╔══

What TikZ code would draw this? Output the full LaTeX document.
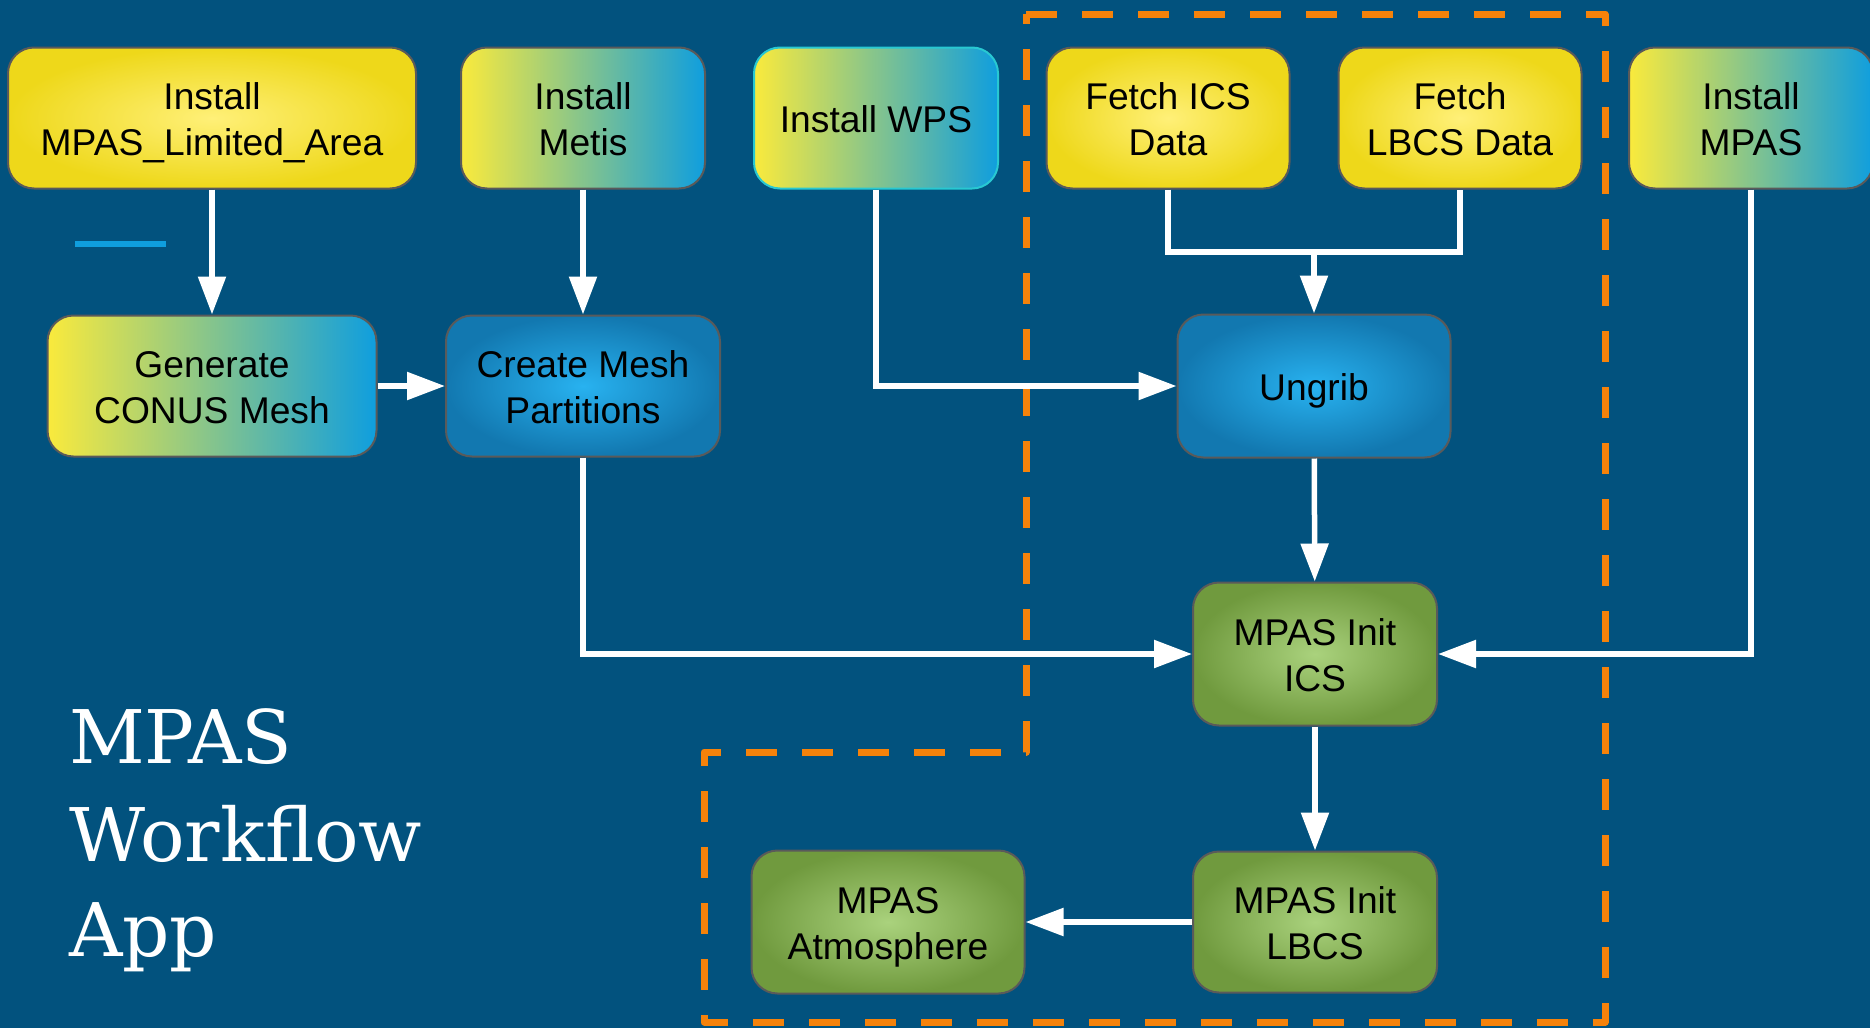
\documentclass[tikz,border=0pt]{standalone}
\usepackage{fontspec}
\setmainfont{Liberation Sans}
\newfontfamily\titlefont{DejaVu Serif}
\usetikzlibrary{arrows.meta,shadings}
\definecolor{bg}{RGB}{2,82,126}
\definecolor{yin}{RGB}{255,240,120}
\definecolor{yout}{RGB}{238,216,26}
\definecolor{gy}{RGB}{250,234,60}
\definecolor{gb}{RGB}{15,158,222}
\definecolor{bin}{RGB}{40,178,240}
\definecolor{bout}{RGB}{18,120,176}
\definecolor{gin}{RGB}{170,210,125}
\definecolor{gout}{RGB}{112,154,62}
\definecolor{dashor}{RGB}{245,130,10}
\definecolor{edgec}{RGB}{90,90,90}
\definecolor{wpsedge}{RGB}{40,200,210}
\newcommand\boxtext[1]{\raisebox{-5.5pt}[\height][\depth]{\begin{tabular}{@{}c@{}}#1\end{tabular}}}
\tikzset{
  box/.style={draw=edgec, line width=2pt, rounded corners=26pt, minimum height=141pt,
    inner sep=0pt, font=\fontsize{37.2}{45.3}\selectfont, text=black},
  yel/.style={box, inner color=yin, outer color=yout},
  grad/.style={box, left color=gy, right color=gb},
  blu/.style={box, inner color=bin, outer color=bout},
  grn/.style={box, inner color=gin, outer color=gout},
  flow/.style={draw=white, line width=5.5pt, -{Triangle[length=38pt,width=27pt]}},
  link/.style={draw=white, line width=5.5pt},
  titletext/.style={text=white, inner sep=0pt, anchor=base west, font=\titlefont\fontsize{74}{97}\selectfont},
}
\begin{document}
\begin{tikzpicture}[x=1pt,y=-1pt]
\useasboundingbox (0,0) rectangle (1870,1028);
\fill[bg] (0,0) rectangle (1870,1028);

% dashed group outline
\draw[dashor, line width=7pt, dash pattern=on 31pt off 25pt, line join=round]
  (1026,14) -- (1605,14) -- (1605,1022) -- (704,1022) -- (704,752) -- (1026,752) -- cycle;

% small blue dash
\draw[gb, line width=6pt] (75,244) -- (166,244);

% title
\node[titletext] (t1) at (69,763) {MPAS};
\node[titletext] (t2) at (69,861) {Workflow};
\node[titletext] (t3) at (69,956) {App};

% nodes
\node[yel, minimum width=408pt] (la) at (212,118) {\boxtext{Install\\MPAS\_Limited\_Area}};
\node[grad, minimum width=244pt] (metis) at (583,118) {\boxtext{Install\\Metis}};
\node[grad, draw=wpsedge, minimum width=244pt] (wps) at (876,118) {\boxtext{Install WPS}};
\node[yel, minimum width=243pt] (fics) at (1168,118) {\boxtext{Fetch ICS\\Data}};
\node[yel, minimum width=243pt] (flbcs) at (1460,118) {\boxtext{Fetch\\LBCS Data}};
\node[grad, minimum width=244pt] (impas) at (1751,118) {\boxtext{Install\\MPAS}};

\node[grad, minimum width=329pt] (gen) at (212,386) {\boxtext{Generate\\CONUS Mesh}};
\node[blu, minimum width=274pt] (cmp) at (583,386) {\boxtext{Create Mesh\\Partitions}};
\node[blu, minimum width=273pt, minimum height=143pt] (ung) at (1314,386) {\boxtext{Ungrib}};

\node[grn, minimum width=244pt, minimum height=143pt] (ics) at (1315,654) {\boxtext{MPAS Init\\ICS}};
\node[grn, minimum width=244pt] (lbcs) at (1315,922) {\boxtext{MPAS Init\\LBCS}};
\node[grn, minimum width=273pt, minimum height=143pt] (atm) at (888,922) {\boxtext{MPAS\\Atmosphere}};

% connectors
\coordinate (j) at (1314,252);
\draw[flow] (la) -- (gen);
\draw[flow] (metis) -- (cmp);
\draw[flow] (gen) -- (cmp);
\draw[flow] (wps.south) |- (ung.west);
\draw[link] (fics.south) |- (j) -| (flbcs.south);
\draw[flow] (j) -- (ung.north);
\draw[flow] (ung) -- (ics);
\draw[flow] (cmp.south) |- (ics.west);
\draw[flow] (impas.south) |- (ics.east);
\draw[flow] (ics) -- (lbcs);
\draw[flow] (lbcs) -- (atm);
\end{tikzpicture}
\end{document}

╚══

[Directions]: Extract all the data above exactly, excluding every picture.

[Exercise output]:
What TikZ code would draw this? Output the full LaTeX document.
\documentclass[tikz,border=0pt]{standalone}
\usepackage{fontspec}
\setmainfont{Liberation Sans}
\newfontfamily\titlefont{DejaVu Serif}
\usetikzlibrary{arrows.meta,shadings}
\definecolor{bg}{RGB}{2,82,126}
\definecolor{yin}{RGB}{255,240,120}
\definecolor{yout}{RGB}{238,216,26}
\definecolor{gy}{RGB}{250,234,60}
\definecolor{gb}{RGB}{15,158,222}
\definecolor{bin}{RGB}{40,178,240}
\definecolor{bout}{RGB}{18,120,176}
\definecolor{gin}{RGB}{170,210,125}
\definecolor{gout}{RGB}{112,154,62}
\definecolor{dashor}{RGB}{245,130,10}
\definecolor{edgec}{RGB}{90,90,90}
\definecolor{wpsedge}{RGB}{40,200,210}
\newcommand\boxtext[1]{\raisebox{-5.5pt}[\height][\depth]{\begin{tabular}{@{}c@{}}#1\end{tabular}}}
\tikzset{
  box/.style={draw=edgec, line width=2pt, rounded corners=26pt, minimum height=141pt,
    inner sep=0pt, font=\fontsize{37.2}{45.3}\selectfont, text=black},
  yel/.style={box, inner color=yin, outer color=yout},
  grad/.style={box, left color=gy, right color=gb},
  blu/.style={box, inner color=bin, outer color=bout},
  grn/.style={box, inner color=gin, outer color=gout},
  flow/.style={draw=white, line width=5.5pt, -{Triangle[length=38pt,width=27pt]}},
  link/.style={draw=white, line width=5.5pt},
  titletext/.style={text=white, inner sep=0pt, anchor=base west, font=\titlefont\fontsize{74}{97}\selectfont},
}
\begin{document}
\begin{tikzpicture}[x=1pt,y=-1pt]
\useasboundingbox (0,0) rectangle (1870,1028);
\fill[bg] (0,0) rectangle (1870,1028);

% dashed group outline
\draw[dashor, line width=7pt, dash pattern=on 31pt off 25pt, line join=round]
  (1026,14) -- (1605,14) -- (1605,1022) -- (704,1022) -- (704,752) -- (1026,752) -- cycle;

% small blue dash
\draw[gb, line width=6pt] (75,244) -- (166,244);

% title
\node[titletext] (t1) at (69,763) {MPAS};
\node[titletext] (t2) at (69,861) {Workflow};
\node[titletext] (t3) at (69,956) {App};

% nodes
\node[yel, minimum width=408pt] (la) at (212,118) {\boxtext{Install\\MPAS\_Limited\_Area}};
\node[grad, minimum width=244pt] (metis) at (583,118) {\boxtext{Install\\Metis}};
\node[grad, draw=wpsedge, minimum width=244pt] (wps) at (876,118) {\boxtext{Install WPS}};
\node[yel, minimum width=243pt] (fics) at (1168,118) {\boxtext{Fetch ICS\\Data}};
\node[yel, minimum width=243pt] (flbcs) at (1460,118) {\boxtext{Fetch\\LBCS Data}};
\node[grad, minimum width=244pt] (impas) at (1751,118) {\boxtext{Install\\MPAS}};

\node[grad, minimum width=329pt] (gen) at (212,386) {\boxtext{Generate\\CONUS Mesh}};
\node[blu, minimum width=274pt] (cmp) at (583,386) {\boxtext{Create Mesh\\Partitions}};
\node[blu, minimum width=273pt, minimum height=143pt] (ung) at (1314,386) {\boxtext{Ungrib}};

\node[grn, minimum width=244pt, minimum height=143pt] (ics) at (1315,654) {\boxtext{MPAS Init\\ICS}};
\node[grn, minimum width=244pt] (lbcs) at (1315,922) {\boxtext{MPAS Init\\LBCS}};
\node[grn, minimum width=273pt, minimum height=143pt] (atm) at (888,922) {\boxtext{MPAS\\Atmosphere}};

% connectors
\coordinate (j) at (1314,252);
\draw[flow] (la) -- (gen);
\draw[flow] (metis) -- (cmp);
\draw[flow] (gen) -- (cmp);
\draw[flow] (wps.south) |- (ung.west);
\draw[link] (fics.south) |- (j) -| (flbcs.south);
\draw[flow] (j) -- (ung.north);
\draw[flow] (ung) -- (ics);
\draw[flow] (cmp.south) |- (ics.west);
\draw[flow] (impas.south) |- (ics.east);
\draw[flow] (ics) -- (lbcs);
\draw[flow] (lbcs) -- (atm);
\end{tikzpicture}
\end{document}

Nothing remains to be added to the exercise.